SovereignCloudStack / cluster-stack-operator

The SCS Cluster Stack Operator takes care of life cycle management, configuration and provider specific tasks of Kubernetes clusters created with SCS Cluster Stacks
https://scs.community/
Apache License 2.0
13 stars 3 forks source link

BeforeClusterUpgrade hook blocks Cluster upgrades #259

Closed chess-knight closed 1 month ago

chess-knight commented 2 months ago

/kind bug

What steps did you take and what happened: [A clear and concise description of what the bug is.] I upgraded the cluster by changing the topology.class and topology.version fields in the Cluster object. Cluster API is not starting the upgrade process, instead, I see in the CAPI logs:

Calling all extensions of hook "BeforeClusterUpgrade"
Calling extension handler "before-cluster-upgrade.cso-hook-server-extensionconfig"
extension handler returned blocking response with retryAfterSeconds of 10
Cluster upgrade to version "v1.28.13" is blocked by "BeforeClusterUpgrade" hook

and CSO logs:

"file":"extension/hooks.go:56","message":"DoBeforeClusterUpgrade is called"

What did you expect to happen: Successful upgrade of the cluster.

Anything else you would like to add: [Miscellaneous information that will assist in solving the issue.] I do not use multi-stage addons. ClusterAddon CR is READY and inside .spec has already upgraded clusterStack and version fields. Also, caddon is missing HelmChartApplied in .status.conditions.

Environment:

janiskemper commented 2 months ago

I think that the controller takes the cluster stack assets as base for the decision whether there are multi-stage cluster addons or not. Apparently, it thought here, that there are. I think there might be something with your folder structure of the clusteraddon/ folder or the clusteraddon.yaml

chess-knight commented 2 months ago

I think that the controller takes the cluster stack assets as base for the decision whether there are multi-stage cluster addons or not. Apparently, it thought here, that there are. I think there might be something with your folder structure of the clusteraddon/ folder or the clusteraddon.yaml

I am using https://github.com/chess-knight/cluster-stacks/releases/tag/openstack-scs-1-28-v2 release and trying to upgrade on https://github.com/chess-knight/cluster-stacks/releases/tag/openstack-scs-1-28-v3. These releases are based on https://github.com/SovereignCloudStack/cluster-stacks/tree/release-1.28/providers/openstack/scs structure. So IMO these are not multi-stage cluster-addons. I created them by the following:

csctl create providers/openstack/scs/ -m custom --cluster-stack-version v2 --cluster-addon-version v2 --node-image-version v1
csctl create providers/openstack/scs/ -m custom --cluster-stack-version v3 --cluster-addon-version v3 --node-image-version v2
janiskemper commented 2 months ago

tbh I also don't see the reason right now. Did you find the place in the code where it is decided whether we follow the multi stage way or not? I don't see right now why it takes the wrong decision in your case

chess-knight commented 2 months ago

tbh I also don't see the reason right now. Did you find the place in the code where it is decided whether we follow the multi stage way or not? I don't see right now why it takes the wrong decision in your case

I can see that the BeforeClusterUpgrade hook https://github.com/SovereignCloudStack/cluster-stack-operator/blob/v0.1.0-alpha.7/extension/hooks.go#L54 is called also for legacy cluster addons. And I see that something removes "HelmChartApplied" condition and that's why it fails. But I don't know if it is the hook itself or the caddon controller.

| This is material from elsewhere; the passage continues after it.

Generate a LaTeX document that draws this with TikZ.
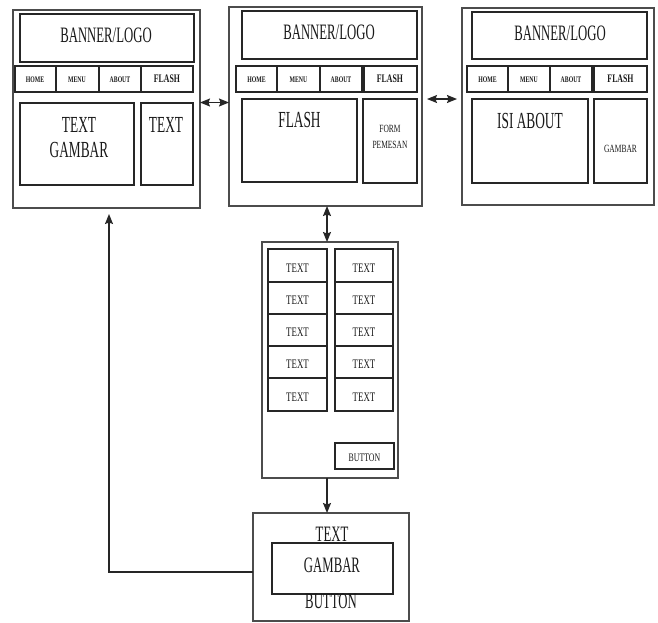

janiskemper commented 2 months ago

sorry, I was on the wrong track here.. The hooks are of course always called! The question of multi-stage or not is irrelevant for the hooks. That's just a question on how many Helm charts there are and what format they have.

chess-knight commented 2 months ago

sorry, I was on the wrong track here.. The hooks are of course always called! The question of multi-stage or not is irrelevant for the hooks. That's just a question on how many Helm charts there are and what format they have.

Yeah, there is one helm chart with 5 dependencies. But all of them are successfully applied to the workload cluster.

janiskemper commented 2 months ago

so it works or it doesn't work?

chess-knight commented 2 months ago

As I said, the upgrade of k8s is blocked by BeforeClusterUpgrade hook.

janiskemper commented 2 months ago

so how does the ClusterAddon object look like? The status should show what's going on.. Or events, logs, etc.

chess-knight commented 1 month ago

This is strange, I cannot reproduce it. Upgrade just works!

janiskemper commented 1 month ago

that's awesome to know! Maybe you saw the above logs and thought that whatever problem you had came from that. However, as I realized then later, it shouldn't be a problem to you at all. I guess there was something else causing the problem. The hooks should just work!

Closing this because I think that there is no issues anymore.